A sound masking system is used to replenish the background sound level and maintain it at an appropriate volume.
This technology consists of a series of loudspeakers, which are installed in a grid-like pattern in or above the ceiling, and a method of controlling both their zoning and output. Unlike airflow, the sound the loudspeakers distribute is continuous and has been specifically engineered to increase speech privacy. Masking also covers up intermittent noises or reduces their impact by decreasing the amount of change between baseline and peak volumes, improving overall acoustical comfort. It also decreases the amount of noise customers hear over the telephone, providing a more pleasant calling experience.
Research shows a strong connection between the use of sound masking and increased productivity in contact centers. While the return on investment for each location varies, one independent expert indicates that the average is between 6,000 and 9,000 percent (Kingsland).

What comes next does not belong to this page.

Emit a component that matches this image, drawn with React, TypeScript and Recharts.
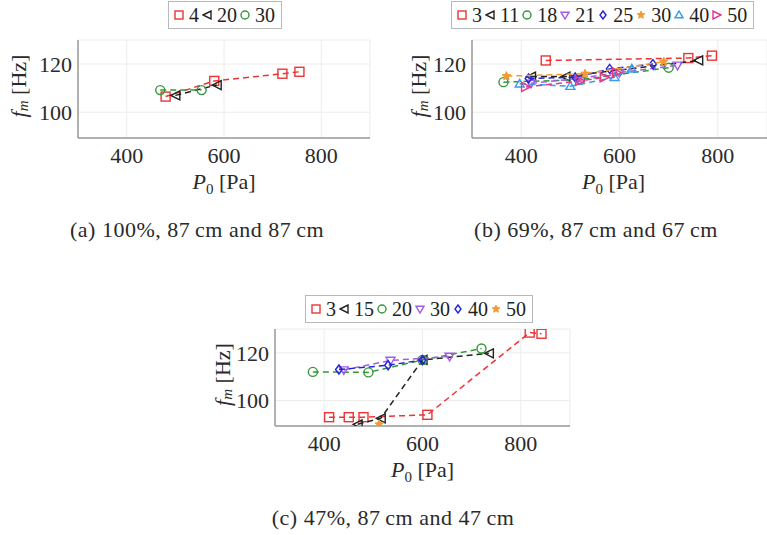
import React from 'react';
import { ScatterChart, Scatter, XAxis, YAxis, CartesianGrid } from 'recharts';

// ---- data: P0 [Pa] and f_m [Hz] for each series ----
// (a) 100%, 87 cm and 87 cm
const aP4 = [480, 580, 720, 755];
const aF4 = [106.5, 113, 116, 116.8];
const aP20 = [500, 585];
const aF20 = [107, 111.3];
const aP30 = [469, 554];
const aF30 = [109.2, 109.2];

// (b) 69%, 87 cm and 67 cm
const bP3 = [450, 740, 788];
const bF3 = [121.5, 122.5, 123.5];
const bP11 = [420, 490, 760];
const bF11 = [114.8, 114.8, 121.5];
const bP18 = [364, 520, 700];
const bF18 = [112.5, 113.5, 118.5];
const bP21 = [420, 515, 600, 718];
const bF21 = [112, 114, 116.5, 119.5];
const bP25 = [415, 510, 580, 668];
const bF25 = [114, 114.5, 118, 120];
const bP30 = [370, 530, 690];
const bF30 = [115, 116, 121];
const bP40 = [397, 500, 590, 625];
const bF40 = [111.8, 110.8, 114.5, 118];
const bP50 = [410, 520, 570, 595];
const bF50 = [110.5, 113, 114.5, 116.5];

// (c) 47%, 87 cm and 47 cm
const cP3 = [410, 450, 480, 610, 818, 842];
const cF3 = [93, 93, 93, 94, 128.5, 128];
const cP15 = [468, 515, 600, 735];
const cF15 = [90, 92.5, 117, 119.8];
const cP20 = [377, 490, 600, 720];
const cF20 = [112, 111.8, 117, 121.8];
const cP30 = [440, 535, 655];
const cF30 = [112.8, 116.8, 118.5];
const cP40 = [430, 530, 600];
const cF40 = [113, 114.8, 117];
const cP50 = [512];
const cF50 = [90];

const xTicks = [400, 600, 800];
const yTicks = [100, 120];

const captions = ['(a) 100%, 87\u2009cm and 87\u2009cm', '(b) 69%, 87\u2009cm and 67\u2009cm', '(c) 47%, 87\u2009cm and 47\u2009cm'];

const RED = '#ec3434';
const BLACK = '#222';
const GREEN = '#34983a';
const PURPLE = '#a45ce6';
const BLUE = '#2323d8';
const ORANGE = '#f29a2e';
const CYAN = '#3a9aee';
const PINK = '#e4358e';

type Kind = 'square' | 'left' | 'circle' | 'down' | 'diamond' | 'star' | 'up' | 'right';
type Series = { label: string; kind: Kind; color: string; data: { x: number; y: number }[] };

const zip = (p: number[], f: number[]) => p.map((x, i) => ({ x, y: f[i] }));

const seriesA: Series[] = [
  { label: '4', kind: 'square', color: RED, data: zip(aP4, aF4) },
  { label: '20', kind: 'left', color: BLACK, data: zip(aP20, aF20) },
  { label: '30', kind: 'circle', color: GREEN, data: zip(aP30, aF30) },
];

const seriesB: Series[] = [
  { label: '3', kind: 'square', color: RED, data: zip(bP3, bF3) },
  { label: '11', kind: 'left', color: BLACK, data: zip(bP11, bF11) },
  { label: '18', kind: 'circle', color: GREEN, data: zip(bP18, bF18) },
  { label: '21', kind: 'down', color: PURPLE, data: zip(bP21, bF21) },
  { label: '25', kind: 'diamond', color: BLUE, data: zip(bP25, bF25) },
  { label: '30', kind: 'star', color: ORANGE, data: zip(bP30, bF30) },
  { label: '40', kind: 'up', color: CYAN, data: zip(bP40, bF40) },
  { label: '50', kind: 'right', color: PINK, data: zip(bP50, bF50) },
];

const seriesC: Series[] = [
  { label: '3', kind: 'square', color: RED, data: zip(cP3, cF3) },
  { label: '15', kind: 'left', color: BLACK, data: zip(cP15, cF15) },
  { label: '20', kind: 'circle', color: GREEN, data: zip(cP20, cF20) },
  { label: '30', kind: 'down', color: PURPLE, data: zip(cP30, cF30) },
  { label: '40', kind: 'diamond', color: BLUE, data: zip(cP40, cF40) },
  { label: '50', kind: 'star', color: ORANGE, data: zip(cP50, cF50) },
];

const FONT = 'Liberation Serif, Tinos, DejaVu Serif, serif';

function Marker({ kind, cx, cy, color, s }: { kind: Kind; cx: number; cy: number; color: string; s: number }) {
  const r = s / 2;
  const common = { fill: 'none', stroke: color, strokeWidth: 1.4 };
  switch (kind) {
    case 'square':
      return <rect x={cx - r} y={cy - r} width={s} height={s} {...common} />;
    case 'circle':
      return <circle cx={cx} cy={cy} r={r} {...common} />;
    case 'left':
      return <polygon points={`${cx - r},${cy} ${cx + r},${cy - r} ${cx + r},${cy + r}`} {...common} />;
    case 'right':
      return <polygon points={`${cx + r},${cy} ${cx - r},${cy - r} ${cx - r},${cy + r}`} {...common} />;
    case 'down':
      return <polygon points={`${cx - r},${cy - r * 0.7} ${cx + r},${cy - r * 0.7} ${cx},${cy + r}`} {...common} />;
    case 'up':
      return <polygon points={`${cx - r},${cy + r * 0.7} ${cx + r},${cy + r * 0.7} ${cx},${cy - r}`} {...common} />;
    case 'diamond':
      return <polygon points={`${cx},${cy - r} ${cx + r * 0.75},${cy} ${cx},${cy + r} ${cx - r * 0.75},${cy}`} {...common} />;
    case 'star': {
      const pts: string[] = [];
      for (let i = 0; i < 10; i++) {
        const a = -Math.PI / 2 + (i * Math.PI) / 5;
        const rr = i % 2 === 0 ? r : r * 0.45;
        pts.push(`${cx + rr * Math.cos(a)},${cy + rr * Math.sin(a)}`);
      }
      return <polygon points={pts.join(' ')} fill={color} stroke={color} strokeWidth={1} />;
    }
  }
  return null;
}

function LegendBox({ series, left, top }: { series: Series[]; left: number; top: number }) {
  return (
    <div
      style={{
        position: 'absolute',
        left,
        top,
        height: 26,
        display: 'flex',
        alignItems: 'center',
        border: '1px solid #b8b8b8',
        background: '#fff',
        padding: '0 3px 0 5px',
        fontFamily: FONT,
        fontSize: 20,
        color: '#222',
        whiteSpace: 'nowrap',
      }}
    >
      {series.map((s) => (
        <React.Fragment key={s.label + s.kind}>
          <svg width={10} height={10} style={{ marginRight: 5 }}>
            <Marker kind={s.kind} cx={5} cy={5} color={s.color} s={8} />
          </svg>
          <span style={{ marginRight: 3 }}>{s.label}</span>
        </React.Fragment>
      ))}
    </div>
  );
}

function Panel({
  series,
  left,
  top,
  width,
  height,
  marginTop,
  marginRight,
  yAxisWidth,
  yLabelX,
  xLabelDx,
}: {
  series: Series[];
  left: number;
  top: number;
  width: number;
  height: number;
  marginTop: number;
  marginRight: number;
  yAxisWidth: number;
  yLabelX: number;
  xLabelDx: number;
}) {
  const tickStyle = { fontFamily: FONT, fontSize: 22, fill: '#2a2a2a' };
  return (
    <div style={{ position: 'absolute', left, top }}>
      <ScatterChart width={width} height={height} margin={{ top: marginTop, right: marginRight, bottom: 0, left: 0 }}>
        <CartesianGrid stroke="#ececec" strokeWidth={1} />
        <XAxis
          type="number"
          dataKey="x"
          domain={[300, 900]}
          ticks={xTicks}
          allowDataOverflow
          height={67}
          tickLine={false}
          tickSize={6}
          tickMargin={3}
          axisLine={{ stroke: '#9a9a9a', strokeWidth: 1.5 }}
          tick={tickStyle}
          label={{
            content: ({ viewBox }: any) => (
              <text
                x={viewBox.x + viewBox.width / 2 + xLabelDx}
                y={viewBox.y + 51}
                textAnchor="middle"
                fontFamily={FONT}
                fontSize={22}
                fill="#2a2a2a"
              >
                <tspan fontStyle="italic">P</tspan>
                <tspan fontSize={15} dy={5}>0</tspan>
                <tspan dy={-5}> [Pa]</tspan>
              </text>
            ),
          }}
        />
        <YAxis
          type="number"
          dataKey="y"
          domain={[89.3, 130]}
          ticks={yTicks}
          allowDataOverflow
          width={yAxisWidth}
          tickLine={false}
          tickSize={4}
          tickMargin={2}
          axisLine={{ stroke: '#9a9a9a', strokeWidth: 1.5 }}
          tick={tickStyle}
          label={{
            content: ({ viewBox }: any) => {
              const cx = viewBox.x + yLabelX;
              const cy = viewBox.y + viewBox.height / 2 - 3;
              return (
                <text
                  x={cx}
                  y={cy}
                  transform={`rotate(-90 ${cx} ${cy})`}
                  textAnchor="middle"
                  dominantBaseline="central"
                  fontFamily={FONT}
                  fontSize={22}
                  fill="#2a2a2a"
                >
                  <tspan fontStyle="italic">f</tspan>
                  <tspan fontStyle="italic" fontSize={15} dy={5}>m</tspan>
                  <tspan dy={-5}> [Hz]</tspan>
                </text>
              );
            },
          }}
        />
        {series.map((s) => (
          <Scatter
            key={s.label + s.kind}
            data={s.data}
            isAnimationActive={false}
            fill={s.color}
            line={{ stroke: s.color, strokeWidth: 1.5, strokeDasharray: '6 4' }}
            lineType="joint"
            shape={(p: any) => <Marker kind={s.kind} cx={p.cx} cy={p.cy} color={s.color} s={9} />}
          />
        ))}
      </ScatterChart>
    </div>
  );
}

const captionStyle: React.CSSProperties = {
  position: 'absolute',
  fontFamily: FONT,
  fontSize: 22,
  letterSpacing: 0.5,
  color: '#2a2a2a',
  whiteSpace: 'nowrap',
  transform: 'translateX(-50%)',
};

export default function App() {
  return (
    <div style={{ position: 'absolute', left: 0, top: 0, width: 767, height: 535, background: '#fff', overflow: 'hidden', fontFamily: FONT }}>
      <Panel series={seriesA} left={0} top={0} width={380} height={205} marginTop={40} marginRight={10} yAxisWidth={78} yLabelX={18} xLabelDx={0} />
      <Panel series={seriesB} left={380} top={0} width={387} height={205} marginTop={40} marginRight={0} yAxisWidth={92} yLabelX={38} xLabelDx={-6} />
      <Panel series={seriesC} left={190} top={290} width={390} height={203} marginTop={39} marginRight={10} yAxisWidth={85} yLabelX={32} xLabelDx={0} />

      <LegendBox series={seriesA} left={168} top={1} />
      <LegendBox series={seriesB} left={451} top={1} />
      <LegendBox series={seriesC} left={305} top={295} />

      <div style={{ ...captionStyle, left: 197, top: 217 }}>{captions[0]}</div>
      <div style={{ ...captionStyle, left: 596, top: 217 }}>{captions[1]}</div>
      <div style={{ ...captionStyle, left: 393, top: 505 }}>{captions[2]}</div>
    </div>
  );
}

Using a sound masking system can also help support other sustainable endeavours, especially when included in the project’s design stage. For instance, masking increases noise isolation in open areas. Natural ventilation can be employed without affecting speech privacy and the amount of noise disruptions occupants experience. It can also pave the way for using more open plan space and demountable wall systems, contributing to the space’s flexibility and reducing waste following future renovations.
Planning for acoustics early in the design process provides the opportunity to focus on maximizing occupant satisfaction from the outset and avoid the costs – not to mention the headaches – that arise when Indoor Environmental Quality (IEQ) issues must be fixed later on. For those project teams that potentially lack the budget for an acoustical consultant, this article provides a clear list of the required steps and technologies, which is preferable to ignoring acoustics altogether. Indeed, improving noise control and reducing speech intelligibility makes a contact center an easier place to work, helping representatives provide customers with efficient, accurate and professional attention.